Afin de bien faire rentrer dans le crâne de ces lourdauds de nouvelles façons de mener leur vie, Maître Jacques inventait les proverbes qui finiraient bien par porter leurs fruits. C’est ainsi que le Poitou, alors connu pour un usage immodéré des boissons alcoolisées (On disait: « Poitevin, sac à vin ») était devenu l’une des régions les plus sobres «grâce à l’influence de sentences comme celles-ci, répétées de père en fils: Le chemin du cabaret est le chemin de l’hôpital — Fais comme notre âne qui ne boit qu’à sa soif».
L’ouvrage que le ministère de l’agriculture et du ravitaillement publia (et dont certains exemplaires doivent encore dormir dans quelques greniers) reprend quelques formules dignes du comte de Champignac : «Ne faites pas de la science un hérisson, on ne l’embrasserait sans se piquer le menton». Comprenez : «Enseignez au peuple ce qu’il doit faire et savoir dans sa profession et condition.

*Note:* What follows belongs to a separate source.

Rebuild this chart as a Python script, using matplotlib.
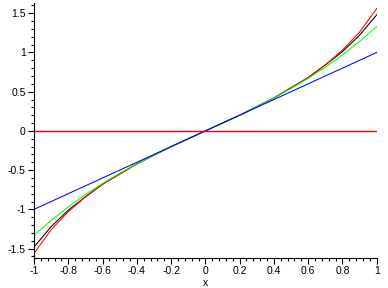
import numpy as np
import matplotlib
matplotlib.use("Agg")
import matplotlib.pyplot as plt
from matplotlib.ticker import MultipleLocator, FuncFormatter

# values, x from -1 to 1 in steps of 0.1
xs = [-1.0, -0.9, -0.8, -0.7, -0.6, -0.5, -0.4, -0.3, -0.2, -0.1, 0.0,
      0.1, 0.2, 0.3, 0.4, 0.5, 0.6, 0.7, 0.8, 0.9, 1.0]
red_curve = [-1.56, -1.26, -1.03, -0.84, -0.68, -0.55, -0.42, -0.31, -0.20, -0.10, 0.0,
             0.10, 0.20, 0.31, 0.42, 0.55, 0.68, 0.84, 1.03, 1.26, 1.56]
black_curve = [-1.48, -1.22, -1.01, -0.84, -0.68, -0.55, -0.42, -0.31, -0.20, -0.10, 0.0,
               0.10, 0.20, 0.31, 0.42, 0.55, 0.68, 0.84, 1.01, 1.22, 1.48]
green_curve = [-1.33, -1.14, -0.97, -0.81, -0.67, -0.54, -0.42, -0.31, -0.20, -0.10, 0.0,
               0.10, 0.20, 0.31, 0.42, 0.54, 0.67, 0.81, 0.97, 1.14, 1.33]
blue_curve = [-1.0, -0.9, -0.8, -0.7, -0.6, -0.5, -0.4, -0.3, -0.2, -0.1, 0.0,
              0.1, 0.2, 0.3, 0.4, 0.5, 0.6, 0.7, 0.8, 0.9, 1.0]
zero_line = [0.0] * len(xs)

plt.rcParams['font.family'] = ['Liberation Sans', 'DejaVu Sans']

fig = plt.figure(figsize=(3.88, 2.88), dpi=100)
ax = fig.add_axes([0.0876, 0.104, 0.971 - 0.0876, 0.9896 - 0.104])

lw = 0.75
ax.plot(xs, black_curve, color='black', lw=lw)
ax.plot(xs, red_curve, color='#ff0000', lw=lw)
ax.plot(xs, green_curve, color='#00ff00', lw=lw)
ax.plot(xs, blue_curve, color='#0000ff', lw=lw)
# horizontal red line at zero
ax.plot(xs, zero_line, color='#ff0000', lw=1.0, snap=True, zorder=3)

ax.set_xlim(-1, 1)
ax.set_ylim(-1.62, 1.63)

for s in ['top', 'right']:
    ax.spines[s].set_visible(False)
for s in ['left', 'bottom']:
    ax.spines[s].set_linewidth(0.8)

ax.xaxis.set_major_locator(MultipleLocator(0.2))
ax.xaxis.set_minor_locator(MultipleLocator(0.04))
ax.yaxis.set_major_locator(MultipleLocator(0.5))
ax.yaxis.set_minor_locator(MultipleLocator(0.1))


def fmt(v, pos):
    if abs(v) < 1e-9:
        return '0'
    return ('%.1f' % v).rstrip('0').rstrip('.')


ax.xaxis.set_major_formatter(FuncFormatter(fmt))
ax.yaxis.set_major_formatter(FuncFormatter(fmt))
ax.tick_params(which='major', length=4, width=0.8, labelsize=7.5, pad=2)
ax.tick_params(which='minor', length=2, width=0.8)

ax.set_xlabel('x', fontsize=7.5, labelpad=1)

fig.savefig('out.png', dpi=100)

N’en faites pas des savants, vous en feriez des fainéants». Le cultivateur doit se méfier de la routine : «Avec la routine, on fait maigre cuisine». La jeunesse doit être éduquée («Qui mal commence finit mal») autant que les propriétaires : «il faut à tout cheval un bon palefrenier comme à toute ferme un bon cultivateur».`

Maître Jacques n’oublie pas l’importance de la femme du paysan, qui est «le bon Dieu de la maison» («Grand malheur si elle en est le diable !») Encore faut-il bien la choisir : «Femme économe est un trésor, femme soigneuse vaut son pesant d’or». Et encore «L’activité entretient la santé et fille qui agit ne pense pas à mal.» Le travail est bien évidemment une vertu cardinale. «La fainéantise est comme la rouille, elle use plus que le travail». D’ailleurs «le renard qui dort ne prend pas de poule».
Les conseils pour la gestion de l’entreprise sont ceux du bon père de famille : «Sans économies, la misère entre à brassées et s’en va par pincées». Bien avant l’écologie, les préceptes de l’avocat-laboureur pourraient être repris aujourd’hui : «Si tu te moques de la terre, elle se moquera de toi… Laboure bien bien et n’épuise pas ta terre… La terre sous le chiendent s’appauvrit tous les ans». Le bétail est un élément essentiel : «une ferme sans bétail, est une cloche sans batail (battant, ndlr) … et le fermier travaillera tout son soûl sans faire sonner les cent sous».

L’ouvrage quasiment testamentaire de maître Jacques se conclut par quelques aphorismes de son cru frappés au coin du bon sens…paysan : «Rien d’absolu dans le monde, tout est relatif. Point d’ombre sans lumière, point de gens d’esprit sans les sots»…. «On veut du parfait et le soleil a des taches». Mais attention : «Un secret sur le bout de la langue d’une femme ou d’un ivrogne est un oiseau sur la branche, toujours prêt à s’envoler». De toute façon, «ce n’est pas avec des mots qu’on remplit le boisseau».

On peut sourire devant ces formules un peu naïves. Mais en étudiant d’un peu plus près la carrière politique de Jacques Bujault, élu député à deux reprises, on apprend qu’il fut à l’origine de deux propositions qui firent à l’époque grand bruit. Il proposa notamment que chaque ministre indique à la Chambre le nombre d’employés et de fonctionnaires de son département, ainsi que les traitements, gratifications, frais de tournées et de logement qu’ils percevaient.

C’était en 1822. La proposition avait été repoussée. Mais cela montre au moins que l’on peut défendre le bon sens près de chez vous tout en proposant des idées d’avant-garde qui ne se réaliseront que bien des années plus tard.